Since $\boldsymbol{a}$ lies in the $xy$-plane and $\boldsymbol{b}$ lies on the $z$-axis, the vectors are perpendicular. Hence, $$||\boldsymbol{a \times b}|| = ||\boldsymbol{a}||~||\boldsymbol{b}||\sin\theta = 2 \cdot 5 \cdot \sin\left(\frac{\pi}{2}\right) = 2 \cdot 5 \cdot 1 = 10$$ To apply the right-hand rule, point the fingers of your right hand in the direction of $\boldsymbol{a}$, then curl them toward $\boldsymbol{b}$. Your thumb then points in the direction of $\boldsymbol{a \times b}$. In this case, your thumb will point to the left and out of the page, which is positive in the $x$ direction and negative in the $y$ direction.

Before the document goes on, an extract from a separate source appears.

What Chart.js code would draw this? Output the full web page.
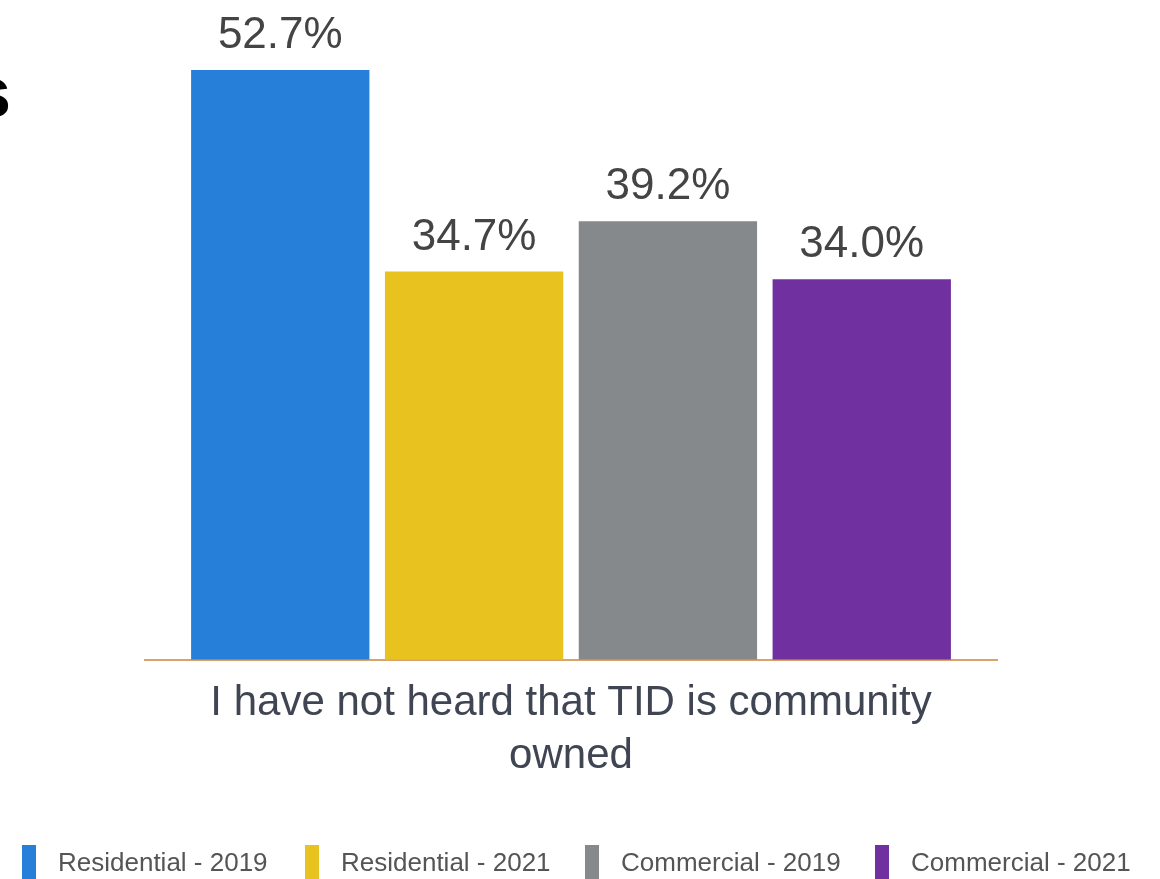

We can also see this algebraically. By definition, if $\boldsymbol{a} = a_x\boldsymbol{i} + a_y\boldsymbol{j} + a_z\boldsymbol{k}$ and $\boldsymbol{b} = b_x\boldsymbol{i} + b_y\boldsymbol{j} + b_z\boldsymbol{k}$, then $$\boldsymbol{a \times b} = (a_yb_z - a_zb_y)\boldsymbol{i} + (a_zb_x - a_xb_z)\boldsymbol{j} + (a_xb_y - a_yb_x)\boldsymbol{k}$$ In our example, $a_x > 0$, $a_y > 0$, $a_z = 0$, $b_x = 0$, $b_y = 0$, and $b_z > 0$. Thus, \begin{align*} \vec{a} \times \vec{b} & = (a_yb_z - a_zb_y)\boldsymbol{i} + (a_zb_x - a_xb_z)\boldsymbol{j} + (a_xb_y - a_yb_x)\boldsymbol{k}\\ & = (a_yb_z - 0 \cdot 0)\boldsymbol{i} + (0 \cdot 0 - a_xb_z)\boldsymbol{j} + (a_x \cdot 0 - a_y \cdot 0)\boldsymbol{k}\\ & = a_yb_z\boldsymbol{i} - a_xb_z\boldsymbol{j} + 0\boldsymbol{k}\\ & = a_yb_z\boldsymbol{i} - a_xb_z\boldsymbol{j} \end{align*} Since $a_y > 0$ and $b_z > 0$, $a_yb_z > 0$. Since $a_x > 0$ and $b_z > 0$, $-a_xb_z < 0$, so we conclude that the $x$-coordinate of the cross product is positive, its $y$-coordinate is negative, and its $z$-coordinate is zero.